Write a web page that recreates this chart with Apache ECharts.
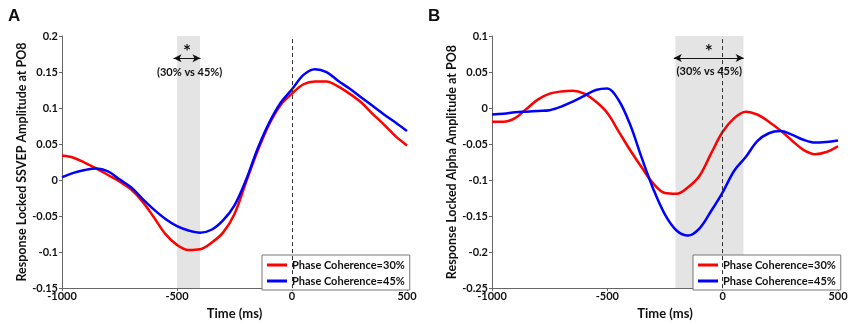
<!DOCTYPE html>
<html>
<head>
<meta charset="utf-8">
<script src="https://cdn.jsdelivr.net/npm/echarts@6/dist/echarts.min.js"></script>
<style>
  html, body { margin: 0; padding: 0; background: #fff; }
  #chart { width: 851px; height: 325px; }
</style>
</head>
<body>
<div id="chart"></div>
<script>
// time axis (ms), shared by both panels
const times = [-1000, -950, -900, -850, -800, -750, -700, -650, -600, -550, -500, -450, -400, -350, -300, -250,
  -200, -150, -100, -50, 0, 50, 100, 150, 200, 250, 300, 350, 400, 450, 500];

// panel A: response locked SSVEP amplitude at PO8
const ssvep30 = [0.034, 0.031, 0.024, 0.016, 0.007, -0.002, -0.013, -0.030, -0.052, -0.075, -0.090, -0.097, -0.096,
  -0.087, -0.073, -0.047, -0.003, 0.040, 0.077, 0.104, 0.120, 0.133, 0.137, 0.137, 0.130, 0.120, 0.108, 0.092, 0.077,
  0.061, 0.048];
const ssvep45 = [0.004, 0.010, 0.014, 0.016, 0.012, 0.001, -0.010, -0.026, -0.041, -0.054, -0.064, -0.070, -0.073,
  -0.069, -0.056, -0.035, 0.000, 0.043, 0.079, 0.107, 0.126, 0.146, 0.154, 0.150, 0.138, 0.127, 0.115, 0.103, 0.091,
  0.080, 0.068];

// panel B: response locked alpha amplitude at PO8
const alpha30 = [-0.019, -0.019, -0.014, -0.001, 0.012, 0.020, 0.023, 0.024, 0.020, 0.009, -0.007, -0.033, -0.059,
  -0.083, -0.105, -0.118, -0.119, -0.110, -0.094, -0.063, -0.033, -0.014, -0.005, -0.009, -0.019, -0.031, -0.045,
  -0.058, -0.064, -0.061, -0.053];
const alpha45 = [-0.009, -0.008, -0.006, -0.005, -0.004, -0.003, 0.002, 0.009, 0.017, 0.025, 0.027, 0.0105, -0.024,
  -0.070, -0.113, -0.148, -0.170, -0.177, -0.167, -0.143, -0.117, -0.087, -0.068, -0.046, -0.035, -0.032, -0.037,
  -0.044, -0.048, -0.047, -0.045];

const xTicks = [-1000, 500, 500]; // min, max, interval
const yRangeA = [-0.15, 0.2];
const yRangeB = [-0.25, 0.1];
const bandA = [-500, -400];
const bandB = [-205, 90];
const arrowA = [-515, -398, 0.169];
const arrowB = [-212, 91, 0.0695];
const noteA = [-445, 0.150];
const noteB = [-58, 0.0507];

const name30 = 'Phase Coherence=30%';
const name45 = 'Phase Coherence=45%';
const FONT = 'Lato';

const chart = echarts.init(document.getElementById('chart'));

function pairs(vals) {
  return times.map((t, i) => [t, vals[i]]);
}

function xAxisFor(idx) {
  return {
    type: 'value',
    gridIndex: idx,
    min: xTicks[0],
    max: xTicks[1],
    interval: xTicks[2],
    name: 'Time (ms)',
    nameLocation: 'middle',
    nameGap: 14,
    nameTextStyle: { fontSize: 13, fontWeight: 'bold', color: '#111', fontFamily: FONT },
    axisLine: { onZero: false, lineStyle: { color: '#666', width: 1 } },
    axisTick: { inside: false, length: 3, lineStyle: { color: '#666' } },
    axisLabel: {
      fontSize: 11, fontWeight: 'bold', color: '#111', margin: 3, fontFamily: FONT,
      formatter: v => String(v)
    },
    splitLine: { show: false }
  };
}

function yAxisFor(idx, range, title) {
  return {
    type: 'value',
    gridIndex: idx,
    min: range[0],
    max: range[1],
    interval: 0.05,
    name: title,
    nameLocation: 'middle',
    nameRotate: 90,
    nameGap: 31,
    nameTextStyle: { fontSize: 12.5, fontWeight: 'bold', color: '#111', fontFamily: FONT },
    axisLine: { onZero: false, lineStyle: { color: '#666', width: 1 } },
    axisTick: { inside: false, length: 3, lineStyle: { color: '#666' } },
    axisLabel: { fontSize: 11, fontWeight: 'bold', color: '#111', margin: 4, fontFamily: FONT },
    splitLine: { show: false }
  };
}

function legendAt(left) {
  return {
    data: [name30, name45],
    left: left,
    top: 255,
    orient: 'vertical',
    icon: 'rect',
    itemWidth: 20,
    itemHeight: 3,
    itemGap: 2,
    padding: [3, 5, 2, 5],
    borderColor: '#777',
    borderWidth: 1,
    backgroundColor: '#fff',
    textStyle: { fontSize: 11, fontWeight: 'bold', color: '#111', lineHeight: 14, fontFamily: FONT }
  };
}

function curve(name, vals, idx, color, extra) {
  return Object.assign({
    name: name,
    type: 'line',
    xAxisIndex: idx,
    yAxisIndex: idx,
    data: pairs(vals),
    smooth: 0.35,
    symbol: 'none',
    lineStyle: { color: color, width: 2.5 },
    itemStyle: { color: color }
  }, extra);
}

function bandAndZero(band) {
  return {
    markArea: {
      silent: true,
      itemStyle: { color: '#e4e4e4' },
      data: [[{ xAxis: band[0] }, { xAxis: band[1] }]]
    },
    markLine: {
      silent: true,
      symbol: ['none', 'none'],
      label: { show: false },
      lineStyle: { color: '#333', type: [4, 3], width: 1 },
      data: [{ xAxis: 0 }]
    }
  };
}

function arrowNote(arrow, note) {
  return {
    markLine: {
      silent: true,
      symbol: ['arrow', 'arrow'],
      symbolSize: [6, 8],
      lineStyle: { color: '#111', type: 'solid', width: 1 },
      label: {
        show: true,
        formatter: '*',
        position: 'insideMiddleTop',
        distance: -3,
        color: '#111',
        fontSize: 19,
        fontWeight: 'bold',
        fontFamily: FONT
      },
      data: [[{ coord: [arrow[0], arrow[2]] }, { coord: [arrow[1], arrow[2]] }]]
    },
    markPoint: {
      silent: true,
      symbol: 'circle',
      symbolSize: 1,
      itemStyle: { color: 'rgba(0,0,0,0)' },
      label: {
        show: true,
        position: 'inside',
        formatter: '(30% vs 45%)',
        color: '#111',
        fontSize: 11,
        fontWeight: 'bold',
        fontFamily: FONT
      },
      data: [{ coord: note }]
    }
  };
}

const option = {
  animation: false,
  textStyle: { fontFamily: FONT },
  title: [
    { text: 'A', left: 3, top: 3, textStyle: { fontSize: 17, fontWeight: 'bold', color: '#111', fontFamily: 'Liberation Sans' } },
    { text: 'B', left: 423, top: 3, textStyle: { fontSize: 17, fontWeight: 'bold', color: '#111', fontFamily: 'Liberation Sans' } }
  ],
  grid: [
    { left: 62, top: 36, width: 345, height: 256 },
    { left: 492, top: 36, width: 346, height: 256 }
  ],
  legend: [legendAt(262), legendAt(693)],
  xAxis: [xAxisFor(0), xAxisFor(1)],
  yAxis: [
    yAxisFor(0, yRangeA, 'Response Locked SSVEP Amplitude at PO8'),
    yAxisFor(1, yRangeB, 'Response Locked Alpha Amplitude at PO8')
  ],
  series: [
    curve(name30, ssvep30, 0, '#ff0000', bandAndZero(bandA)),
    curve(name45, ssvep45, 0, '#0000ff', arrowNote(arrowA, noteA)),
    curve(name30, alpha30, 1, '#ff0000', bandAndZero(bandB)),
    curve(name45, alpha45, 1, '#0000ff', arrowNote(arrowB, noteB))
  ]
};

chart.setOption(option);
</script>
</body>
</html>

* * * * * * * * *

(Exercise):
Transcribe the opening line of the listing above, please, and every line after it through the line with "-0.044, -0.048, -0.047, -0.045];", word for word, without pictures.

(Exercise answer):
Write a web page that recreates this chart with Apache ECharts.
<!DOCTYPE html>
<html>
<head>
<meta charset="utf-8">
<script src="https://cdn.jsdelivr.net/npm/echarts@6/dist/echarts.min.js"></script>
<style>
  html, body { margin: 0; padding: 0; background: #fff; }
  #chart { width: 851px; height: 325px; }
</style>
</head>
<body>
<div id="chart"></div>
<script>
// time axis (ms), shared by both panels
const times = [-1000, -950, -900, -850, -800, -750, -700, -650, -600, -550, -500, -450, -400, -350, -300, -250,
  -200, -150, -100, -50, 0, 50, 100, 150, 200, 250, 300, 350, 400, 450, 500];

// panel A: response locked SSVEP amplitude at PO8
const ssvep30 = [0.034, 0.031, 0.024, 0.016, 0.007, -0.002, -0.013, -0.030, -0.052, -0.075, -0.090, -0.097, -0.096,
  -0.087, -0.073, -0.047, -0.003, 0.040, 0.077, 0.104, 0.120, 0.133, 0.137, 0.137, 0.130, 0.120, 0.108, 0.092, 0.077,
  0.061, 0.048];
const ssvep45 = [0.004, 0.010, 0.014, 0.016, 0.012, 0.001, -0.010, -0.026, -0.041, -0.054, -0.064, -0.070, -0.073,
  -0.069, -0.056, -0.035, 0.000, 0.043, 0.079, 0.107, 0.126, 0.146, 0.154, 0.150, 0.138, 0.127, 0.115, 0.103, 0.091,
  0.080, 0.068];

// panel B: response locked alpha amplitude at PO8
const alpha30 = [-0.019, -0.019, -0.014, -0.001, 0.012, 0.020, 0.023, 0.024, 0.020, 0.009, -0.007, -0.033, -0.059,
  -0.083, -0.105, -0.118, -0.119, -0.110, -0.094, -0.063, -0.033, -0.014, -0.005, -0.009, -0.019, -0.031, -0.045,
  -0.058, -0.064, -0.061, -0.053];
const alpha45 = [-0.009, -0.008, -0.006, -0.005, -0.004, -0.003, 0.002, 0.009, 0.017, 0.025, 0.027, 0.0105, -0.024,
  -0.070, -0.113, -0.148, -0.170, -0.177, -0.167, -0.143, -0.117, -0.087, -0.068, -0.046, -0.035, -0.032, -0.037,
  -0.044, -0.048, -0.047, -0.045];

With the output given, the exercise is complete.